Aim of the task –
Set aside the pictures and output only the lines from the one containing "What Plotly code" up to and including the one containing "strip_w = bar_w / n_strips".

— Start Given information —

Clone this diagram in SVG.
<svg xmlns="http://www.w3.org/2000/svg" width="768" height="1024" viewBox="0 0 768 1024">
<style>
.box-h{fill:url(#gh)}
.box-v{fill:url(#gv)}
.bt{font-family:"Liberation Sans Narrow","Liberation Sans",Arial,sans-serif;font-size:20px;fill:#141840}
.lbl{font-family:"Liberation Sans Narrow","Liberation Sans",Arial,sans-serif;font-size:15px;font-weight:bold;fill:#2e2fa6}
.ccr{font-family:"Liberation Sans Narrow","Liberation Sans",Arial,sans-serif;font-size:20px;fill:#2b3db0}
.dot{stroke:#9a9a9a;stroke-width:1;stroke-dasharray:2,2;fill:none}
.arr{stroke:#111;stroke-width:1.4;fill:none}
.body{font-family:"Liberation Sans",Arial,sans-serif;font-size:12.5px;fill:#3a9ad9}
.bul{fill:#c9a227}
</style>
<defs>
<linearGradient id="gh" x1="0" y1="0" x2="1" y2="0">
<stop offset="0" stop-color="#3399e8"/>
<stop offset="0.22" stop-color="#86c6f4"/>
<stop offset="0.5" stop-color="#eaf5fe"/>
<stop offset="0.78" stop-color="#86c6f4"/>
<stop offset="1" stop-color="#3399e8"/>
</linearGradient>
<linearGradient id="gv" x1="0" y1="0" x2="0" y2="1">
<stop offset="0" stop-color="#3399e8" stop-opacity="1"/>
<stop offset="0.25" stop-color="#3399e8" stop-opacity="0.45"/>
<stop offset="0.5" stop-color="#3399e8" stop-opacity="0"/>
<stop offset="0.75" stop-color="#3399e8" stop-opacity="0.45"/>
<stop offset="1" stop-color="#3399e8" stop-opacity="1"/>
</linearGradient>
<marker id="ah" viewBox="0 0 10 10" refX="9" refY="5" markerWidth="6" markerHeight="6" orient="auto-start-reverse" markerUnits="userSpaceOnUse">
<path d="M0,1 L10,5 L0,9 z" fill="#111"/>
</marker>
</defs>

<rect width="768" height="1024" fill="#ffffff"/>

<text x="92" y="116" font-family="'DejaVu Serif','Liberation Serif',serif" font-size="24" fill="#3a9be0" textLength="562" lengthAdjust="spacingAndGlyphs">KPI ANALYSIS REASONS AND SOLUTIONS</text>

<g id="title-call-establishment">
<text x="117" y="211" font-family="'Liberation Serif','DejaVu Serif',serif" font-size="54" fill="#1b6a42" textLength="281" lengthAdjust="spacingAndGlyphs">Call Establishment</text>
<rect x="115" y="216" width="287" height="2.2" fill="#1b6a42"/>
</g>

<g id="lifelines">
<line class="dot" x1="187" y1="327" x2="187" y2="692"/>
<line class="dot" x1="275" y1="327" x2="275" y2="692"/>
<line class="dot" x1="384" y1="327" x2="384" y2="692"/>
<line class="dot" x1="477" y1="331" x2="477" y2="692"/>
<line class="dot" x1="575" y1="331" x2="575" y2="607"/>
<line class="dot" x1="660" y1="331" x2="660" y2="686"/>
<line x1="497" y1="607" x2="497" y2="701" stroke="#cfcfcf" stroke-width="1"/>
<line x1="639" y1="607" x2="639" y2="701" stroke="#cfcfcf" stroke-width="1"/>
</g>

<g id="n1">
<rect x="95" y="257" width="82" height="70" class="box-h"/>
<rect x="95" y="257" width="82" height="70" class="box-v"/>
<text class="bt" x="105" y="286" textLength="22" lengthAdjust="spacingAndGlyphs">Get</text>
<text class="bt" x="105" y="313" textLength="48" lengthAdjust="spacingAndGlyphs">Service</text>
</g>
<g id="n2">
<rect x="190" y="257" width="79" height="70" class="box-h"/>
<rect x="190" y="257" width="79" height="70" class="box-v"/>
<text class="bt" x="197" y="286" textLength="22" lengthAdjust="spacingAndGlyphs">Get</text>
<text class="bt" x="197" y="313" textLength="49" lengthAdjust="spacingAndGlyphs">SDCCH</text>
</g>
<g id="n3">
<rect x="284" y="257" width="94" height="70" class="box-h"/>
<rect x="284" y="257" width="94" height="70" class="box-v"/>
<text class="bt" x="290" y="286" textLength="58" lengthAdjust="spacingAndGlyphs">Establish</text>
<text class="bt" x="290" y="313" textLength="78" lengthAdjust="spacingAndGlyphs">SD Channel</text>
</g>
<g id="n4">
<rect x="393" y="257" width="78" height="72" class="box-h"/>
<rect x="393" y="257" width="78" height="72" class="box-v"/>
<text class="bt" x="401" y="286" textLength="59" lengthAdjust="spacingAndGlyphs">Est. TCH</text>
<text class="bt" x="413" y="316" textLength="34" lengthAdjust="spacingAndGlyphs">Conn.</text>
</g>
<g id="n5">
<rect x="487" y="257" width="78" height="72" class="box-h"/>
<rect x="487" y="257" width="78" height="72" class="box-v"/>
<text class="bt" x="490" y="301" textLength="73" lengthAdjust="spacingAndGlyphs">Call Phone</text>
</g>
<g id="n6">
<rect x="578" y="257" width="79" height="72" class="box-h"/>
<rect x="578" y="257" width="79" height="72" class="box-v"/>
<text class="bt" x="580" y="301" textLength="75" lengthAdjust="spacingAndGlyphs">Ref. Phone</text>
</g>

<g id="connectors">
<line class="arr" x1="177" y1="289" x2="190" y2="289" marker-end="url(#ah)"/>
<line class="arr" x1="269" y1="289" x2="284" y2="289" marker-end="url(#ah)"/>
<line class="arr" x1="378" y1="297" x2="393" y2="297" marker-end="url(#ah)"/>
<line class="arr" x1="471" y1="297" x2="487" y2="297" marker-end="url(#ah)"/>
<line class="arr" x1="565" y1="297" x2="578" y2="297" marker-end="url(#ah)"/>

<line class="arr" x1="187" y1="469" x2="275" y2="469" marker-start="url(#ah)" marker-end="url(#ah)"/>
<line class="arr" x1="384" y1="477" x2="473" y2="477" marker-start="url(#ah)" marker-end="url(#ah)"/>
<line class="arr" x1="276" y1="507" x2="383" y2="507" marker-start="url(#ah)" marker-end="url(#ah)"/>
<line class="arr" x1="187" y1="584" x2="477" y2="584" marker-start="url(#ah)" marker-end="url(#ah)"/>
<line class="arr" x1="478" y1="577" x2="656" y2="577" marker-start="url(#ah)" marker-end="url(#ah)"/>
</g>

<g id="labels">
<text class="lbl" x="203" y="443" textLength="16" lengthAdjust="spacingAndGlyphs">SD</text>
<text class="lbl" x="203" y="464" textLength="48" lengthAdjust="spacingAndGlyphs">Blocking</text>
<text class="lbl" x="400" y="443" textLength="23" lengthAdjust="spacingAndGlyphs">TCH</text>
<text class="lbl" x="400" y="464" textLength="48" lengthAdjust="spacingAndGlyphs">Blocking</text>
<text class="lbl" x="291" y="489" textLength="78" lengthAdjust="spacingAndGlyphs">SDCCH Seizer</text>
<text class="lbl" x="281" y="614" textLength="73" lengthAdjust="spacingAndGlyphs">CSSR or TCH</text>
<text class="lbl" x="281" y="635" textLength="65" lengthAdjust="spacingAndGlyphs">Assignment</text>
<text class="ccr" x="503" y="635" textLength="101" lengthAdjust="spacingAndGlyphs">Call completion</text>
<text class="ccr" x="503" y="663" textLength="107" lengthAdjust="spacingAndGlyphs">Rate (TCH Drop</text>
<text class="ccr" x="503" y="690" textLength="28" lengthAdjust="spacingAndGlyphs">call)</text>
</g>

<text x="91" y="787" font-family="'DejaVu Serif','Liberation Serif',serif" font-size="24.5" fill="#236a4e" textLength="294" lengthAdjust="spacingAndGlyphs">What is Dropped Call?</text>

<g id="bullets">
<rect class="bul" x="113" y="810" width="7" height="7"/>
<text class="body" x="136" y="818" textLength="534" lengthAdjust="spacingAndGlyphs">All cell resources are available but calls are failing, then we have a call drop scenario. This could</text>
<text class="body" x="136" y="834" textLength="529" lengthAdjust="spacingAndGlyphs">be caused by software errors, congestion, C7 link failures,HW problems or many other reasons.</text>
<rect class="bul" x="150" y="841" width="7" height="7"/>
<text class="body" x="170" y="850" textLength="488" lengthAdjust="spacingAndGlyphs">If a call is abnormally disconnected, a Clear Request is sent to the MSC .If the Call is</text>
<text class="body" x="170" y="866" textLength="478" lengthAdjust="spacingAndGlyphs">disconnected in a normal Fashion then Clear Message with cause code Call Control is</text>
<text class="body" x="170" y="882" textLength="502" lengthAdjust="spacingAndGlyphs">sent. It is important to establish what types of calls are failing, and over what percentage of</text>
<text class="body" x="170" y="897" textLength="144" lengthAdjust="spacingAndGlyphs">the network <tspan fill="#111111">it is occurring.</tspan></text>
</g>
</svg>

— End Given information —
— Start Given information —

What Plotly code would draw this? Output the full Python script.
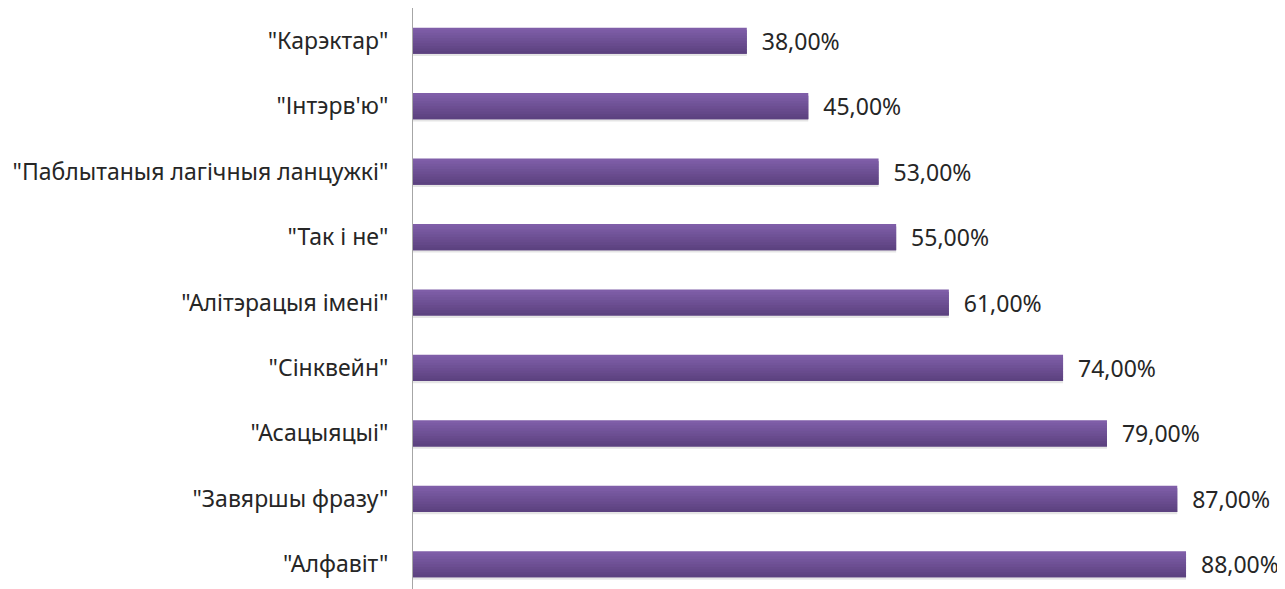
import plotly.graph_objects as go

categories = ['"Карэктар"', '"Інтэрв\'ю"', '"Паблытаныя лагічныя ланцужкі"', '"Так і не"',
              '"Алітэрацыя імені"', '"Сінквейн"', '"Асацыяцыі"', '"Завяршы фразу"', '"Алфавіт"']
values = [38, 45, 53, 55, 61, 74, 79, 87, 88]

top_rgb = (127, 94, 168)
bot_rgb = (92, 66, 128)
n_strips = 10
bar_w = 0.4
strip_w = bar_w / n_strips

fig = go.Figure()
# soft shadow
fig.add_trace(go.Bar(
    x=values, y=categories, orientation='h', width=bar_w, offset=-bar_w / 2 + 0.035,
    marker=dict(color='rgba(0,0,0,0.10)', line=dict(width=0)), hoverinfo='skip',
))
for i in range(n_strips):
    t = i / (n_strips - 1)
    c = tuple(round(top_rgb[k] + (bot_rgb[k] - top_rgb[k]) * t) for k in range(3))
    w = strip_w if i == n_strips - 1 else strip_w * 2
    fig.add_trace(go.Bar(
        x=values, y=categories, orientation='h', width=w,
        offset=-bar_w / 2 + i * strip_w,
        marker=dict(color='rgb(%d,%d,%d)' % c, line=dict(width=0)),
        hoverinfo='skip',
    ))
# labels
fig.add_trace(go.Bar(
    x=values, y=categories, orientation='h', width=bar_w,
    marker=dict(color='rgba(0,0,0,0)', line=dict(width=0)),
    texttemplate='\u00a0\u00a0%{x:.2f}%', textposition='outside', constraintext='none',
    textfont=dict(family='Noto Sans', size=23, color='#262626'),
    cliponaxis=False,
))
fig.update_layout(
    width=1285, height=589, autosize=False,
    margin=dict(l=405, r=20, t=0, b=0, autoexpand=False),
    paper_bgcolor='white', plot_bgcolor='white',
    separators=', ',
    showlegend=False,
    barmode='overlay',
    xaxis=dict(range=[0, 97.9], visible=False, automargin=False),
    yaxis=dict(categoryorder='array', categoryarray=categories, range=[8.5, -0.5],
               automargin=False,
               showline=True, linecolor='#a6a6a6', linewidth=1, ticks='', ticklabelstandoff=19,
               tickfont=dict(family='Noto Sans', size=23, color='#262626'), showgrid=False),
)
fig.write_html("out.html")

— End Given information —
— Start Given information —

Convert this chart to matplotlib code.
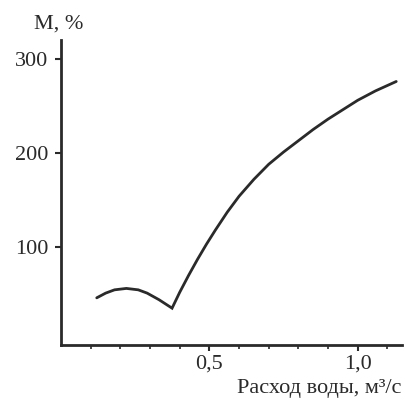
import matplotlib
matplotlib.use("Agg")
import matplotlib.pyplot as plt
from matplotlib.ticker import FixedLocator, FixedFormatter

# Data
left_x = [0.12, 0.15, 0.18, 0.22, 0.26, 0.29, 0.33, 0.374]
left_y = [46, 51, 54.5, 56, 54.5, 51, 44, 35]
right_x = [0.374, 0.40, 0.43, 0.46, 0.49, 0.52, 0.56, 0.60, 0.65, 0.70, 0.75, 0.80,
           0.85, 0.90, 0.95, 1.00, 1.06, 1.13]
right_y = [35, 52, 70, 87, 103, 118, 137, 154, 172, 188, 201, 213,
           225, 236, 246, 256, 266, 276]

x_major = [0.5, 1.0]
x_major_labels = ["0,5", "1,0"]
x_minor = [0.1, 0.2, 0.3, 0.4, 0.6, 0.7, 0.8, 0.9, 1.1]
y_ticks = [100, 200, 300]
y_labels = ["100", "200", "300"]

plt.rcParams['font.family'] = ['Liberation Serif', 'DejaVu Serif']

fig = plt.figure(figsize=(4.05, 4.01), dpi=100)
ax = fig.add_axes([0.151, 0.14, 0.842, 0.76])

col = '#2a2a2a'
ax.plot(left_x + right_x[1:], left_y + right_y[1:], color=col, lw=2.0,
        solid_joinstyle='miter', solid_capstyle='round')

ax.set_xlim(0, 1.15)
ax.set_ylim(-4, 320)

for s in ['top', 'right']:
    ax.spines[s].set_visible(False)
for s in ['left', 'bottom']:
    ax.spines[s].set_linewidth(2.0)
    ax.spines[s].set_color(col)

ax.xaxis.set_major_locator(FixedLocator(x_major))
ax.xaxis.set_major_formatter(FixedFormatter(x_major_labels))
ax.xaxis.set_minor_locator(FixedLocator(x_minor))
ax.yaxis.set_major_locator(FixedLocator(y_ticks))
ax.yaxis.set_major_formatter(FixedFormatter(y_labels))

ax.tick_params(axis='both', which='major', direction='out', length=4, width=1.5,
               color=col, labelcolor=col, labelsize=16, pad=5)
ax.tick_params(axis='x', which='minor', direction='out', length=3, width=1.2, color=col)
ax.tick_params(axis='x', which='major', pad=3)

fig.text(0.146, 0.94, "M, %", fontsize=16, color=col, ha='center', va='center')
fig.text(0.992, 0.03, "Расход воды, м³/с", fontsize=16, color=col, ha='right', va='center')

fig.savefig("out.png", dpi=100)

— End Given information —

Solved exercise –
What Plotly code would draw this? Output the full Python script.
import plotly.graph_objects as go

categories = ['"Карэктар"', '"Інтэрв\'ю"', '"Паблытаныя лагічныя ланцужкі"', '"Так і не"',
              '"Алітэрацыя імені"', '"Сінквейн"', '"Асацыяцыі"', '"Завяршы фразу"', '"Алфавіт"']
values = [38, 45, 53, 55, 61, 74, 79, 87, 88]

top_rgb = (127, 94, 168)
bot_rgb = (92, 66, 128)
n_strips = 10
bar_w = 0.4
strip_w = bar_w / n_strips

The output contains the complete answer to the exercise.